$130 billion is the figure that encapsulates the economic fallout of the Trump administration’s tariffs, a tax ultimately levied on American businesses and consumers. While the Supreme Court’s recent decision to strike down many of these tariffs offers a degree of relief, the underlying economic vulnerabilities exposed by their implementation remain, and the potential for new levies looms large. This isn’t a simple reversal of fortune; it’s a reshuffling of economic pressures, demanding a closer look at where the money flowed – and where it’s likely to go next.
The core of the dispute centered on the Trump administration’s use of national emergency powers to impose tariffs beginning in April of last year, a move dubbed “Liberation Day” and intended to demonstrate economic strength. However, the reality for many small businesses was anything but. Richard Trent, executive director of Main Street Alliance representing over 30,000 U.S. small businesses, characterized the experience as “chaos,” citing overnight rate hikes and a complete lack of planning horizon. This wasn’t a strategic trade maneuver; it was a shock to the system, and the financial consequences are still unfolding.
For companies like Deer Stags Concepts, a New York-based shoe company, the impact was immediate and severe. President Rick Muskat reported “substantial” burdens leading to layoffs and a complete halt to growth plans. Similarly, Andrea Englisis of Athenee Importers & Distributors stated she diverted funds earmarked for employee salaries to cover tariff payments. These aren’t isolated incidents; they represent a pattern of businesses forced to absorb costs they couldn’t pass on, or to make difficult choices about their workforce. The $130 billion collected in tariff revenue wasn’t a gain for the U.S. economy – it was a transfer of wealth, largely from businesses to the government, and ultimately, a drag on economic activity.
The Supreme Court ruling doesn’t guarantee a full recovery, however. Scott Lincicome, vice president of general economics at the Cato Institute, accurately predicted even before the decision that tariffs wouldn’t disappear, merely “get replaced with other tariffs.” This expectation is already materializing, with Donald Trump announcing plans for a 10% global tariff under a different legal authority. The administration’s willingness to circumvent the court’s decision highlights a fundamental tension: a commitment to protectionist trade policies regardless of legal constraints. This isn’t about legal precedent; it’s about a deeply held economic philosophy.
Source material: NBC News.
The question of refunds for the $130 billion already collected is equally fraught with uncertainty. While Treasury Secretary Scott Bessent suggested roughly half the revenue could be refunded, the Supreme Court offered no guidance on the process. The potential for a lifeline is real – Sarah Wells, CEO of Sarah Wells Bags, stated she would prioritize rehiring if refunds were issued quickly. Melkon Khosrovian, co-founder of Greenbar Distillery, echoed this sentiment, citing increased confidence in the business outlook. However, even with refunds, the broader economic damage may be irreversible.

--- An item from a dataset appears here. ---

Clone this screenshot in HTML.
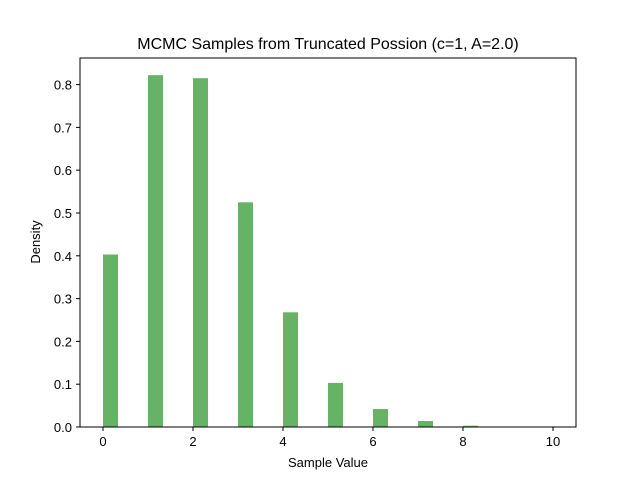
<!DOCTYPE html>
<html><head><meta charset="utf-8"><style>
body{margin:0;background:#fff;}
svg{display:block;font-family:"Liberation Sans","DejaVu Sans",sans-serif;}
</style></head><body>
<svg id="chart" width="640" height="480">
<rect width="640" height="480" fill="#fff"/>
<text x="328" y="49" font-size="16" text-anchor="middle">MCMC Samples from Truncated Possion (c=1, A=2.0)</text>
<g id="bars"></g>
<rect x="80" y="58" width="496" height="369" fill="none" stroke="#000" stroke-width="1"/>
<g id="xticks"></g><g id="yticks"></g>
<text x="328" y="467" font-size="13" text-anchor="middle">Sample Value</text>
<text transform="translate(40,242) rotate(-90)" font-size="13" text-anchor="middle">Density</text>
</svg>
<script>
const sampleValues=[0,1,2,3,4,5,6,7,8,9,10];
const densities=[0.403,0.822,0.815,0.525,0.268,0.103,0.042,0.014,0.003,0,0];
const xTickLabels=[0,2,4,6,8,10];
const yTickLabels=[0.0,0.1,0.2,0.3,0.4,0.5,0.6,0.7,0.8];
const binWidth=1/3;
const ns="http://www.w3.org/2000/svg";
function xs(v){return 103+v*45;}
function ys(v){return 427-v*428;}
const bars=document.getElementById('bars');
sampleValues.forEach((v,i)=>{
  if(densities[i]<=0)return;
  const r=document.createElementNS(ns,'rect');
  
  
  const x0=xs(v),x1=xs(v+binWidth);
  r.setAttribute('x',x0);r.setAttribute('width',x1-x0);
  r.setAttribute('y',ys(densities[i]));r.setAttribute('height',ys(0)-ys(densities[i]));
  r.setAttribute('fill','#66b366');
  bars.appendChild(r);
});
const xt=document.getElementById('xticks');
xTickLabels.forEach(v=>{
  const l=document.createElementNS(ns,'line');
  
  
  l.setAttribute('x1',xs(v));l.setAttribute('x2',xs(v));l.setAttribute('y1',427);l.setAttribute('y2',431);l.setAttribute('stroke','#000');
  xt.appendChild(l);
  const t=document.createElementNS(ns,'text');
  
  
  t.setAttribute('x',xs(v));t.setAttribute('y',446);t.setAttribute('font-size','13');t.setAttribute('text-anchor','middle');
  t.textContent=v;xt.appendChild(t);
});
const yt=document.getElementById('yticks');
yTickLabels.forEach(v=>{
  const l=document.createElementNS(ns,'line');
  
  
  l.setAttribute('x1',76);l.setAttribute('x2',80);l.setAttribute('y1',ys(v));l.setAttribute('y2',ys(v));l.setAttribute('stroke','#000');
  yt.appendChild(l);
  const t=document.createElementNS(ns,'text');
  
  
  t.setAttribute('x',72);t.setAttribute('y',ys(v)+5);t.setAttribute('font-size','13');t.setAttribute('text-anchor','end');
  t.textContent=v.toFixed(1);yt.appendChild(t);
});
</script>
</body></html>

Tom Wetzel, owner of Red Raven Games, points to a critical factor: consumer confidence. He argues that job losses and inflation have already eroded demand, and a tariff refund won’t restore purchasing power. This aligns with observations from entrepreneurs like Domonique Brown, who owns Domoink, and noted that price increases, necessitated by the tariffs, alienated her target demographic – Black women disproportionately affected by layoffs. The data supports this concern; while overall inflation has cooled, costs in essential categories like food and shelter remain stubbornly high, and recent job gains are concentrated in sectors with limited broad economic impact.
The agricultural sector, while welcoming the ruling, shares this cautious outlook. The National Farmers Union acknowledged the consequences already felt by farmers and ranchers, and urged the administration to avoid future tariffs. John Boyd Jr., president of the National Black Farmers Association, celebrated the decision as a “big win,” but emphasized that the tariffs drove up input costs and disrupted export relationships, resulting in an estimated $57 billion loss for the industry – nearly five times the administration’s subsequent $12 billion “bridge payment.” This disparity underscores a critical point: reactive subsidies don’t offset the damage caused by proactive trade restrictions.
What this means for your wallet: Don’t expect immediate price drops. While the Supreme Court ruling offers a potential reprieve, the threat of new tariffs and the lingering effects of past levies mean that inflationary pressures will likely persist. Businesses may be slow to rehire or reinvest until there’s a clear signal that the tariff landscape has stabilized. The key question for consumers and investors is this: will the administration prioritize legal constraints and long-term economic stability, or will it continue to pursue protectionist policies, potentially triggering another round of economic disruption? Watch closely for the speed and scope of tariff refunds – that will be the first real indicator of whether this ruling represents a genuine turning point, or simply a temporary pause.